The park covers roughly 242,000 hectares and contains two primary trekking circuits. The W Trek is the version that most visitors attempt — a four-to-five-day route hitting the park’s three signature features: the Valle del Francés hanging glacier valley, the Grey Glacier at the western end, and the mirador base of the Torres themselves at the eastern end. The full O Circuit adds several days and loops behind the central massif through terrain that is considerably wilder and logistically more demanding. Book refugio or camping accommodation months in advance for either route during high season, which runs November through March.
The Torres themselves — three vertical granite pillars rising above the Patagonian steppe — are reached by a trail that begins at the Hostería Las Torres and climbs through lenga beech forest before emerging onto a moraine field. The final section is a steep scramble over loose rock. At the top, a glacial lake sits at the base of the towers, its colour a grey-green that comes from glacial flour suspended in the water. Arrive at the mirador before sunrise if you want the towers lit and the lake to yourself. The trail from the base camp takes roughly two hours in the dark with headlamps — it is a well-worn path and presents no navigational difficulty.

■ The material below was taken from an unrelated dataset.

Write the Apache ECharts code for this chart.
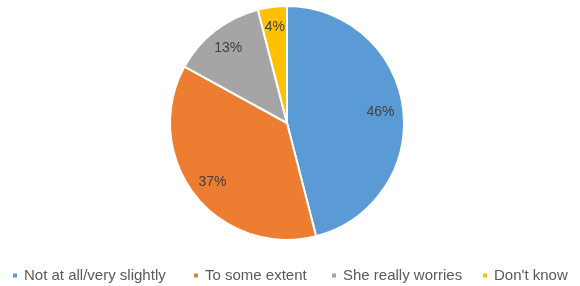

The wind is the defining physical experience of Patagonia. On exposed sections of the W Trek, gusts regularly exceed 100 km/h during storms. Walking into a Patagonian headwind with a full pack requires leaning at an angle that feels structurally wrong. This is not an edge case — it is routine. Trekking poles are not optional equipment here. Neither is a rain jacket rated for actual weather rather than light showers.
The Grey Glacier occupies the western arm of the W and descends from the Southern Patagonian Ice Field — the world’s third-largest reserve of fresh water after the polar ice caps. Boat tours from Lago Grey run close to the glacier face and to the blue ice icebergs that calve from it and drift across the lake. The colour of the ice — a deep, saturated blue produced by compressed air leaving the crystal structure — is one of those shades that photographs cannot accurately render. It needs to be seen in person to be believed, or watched in extended footage at high quality as a close second.
Puerto Natales, the staging town 112 kilometers south of the park entrance, has developed considerably over the past decade. The infrastructure for trekkers is now genuinely good — gear rental shops, route briefings, solid mid-range restaurants along the waterfront on Última Esperanza Sound. Fly into Punta Arenas and take the bus north, or fly directly into Puerto Natales on limited seasonal routes. The park entrance fee is significant and must be paid in advance through the CONAF booking system. Do not show up without a reservation during high season. The park has strict carrying capacity controls that are actually enforced.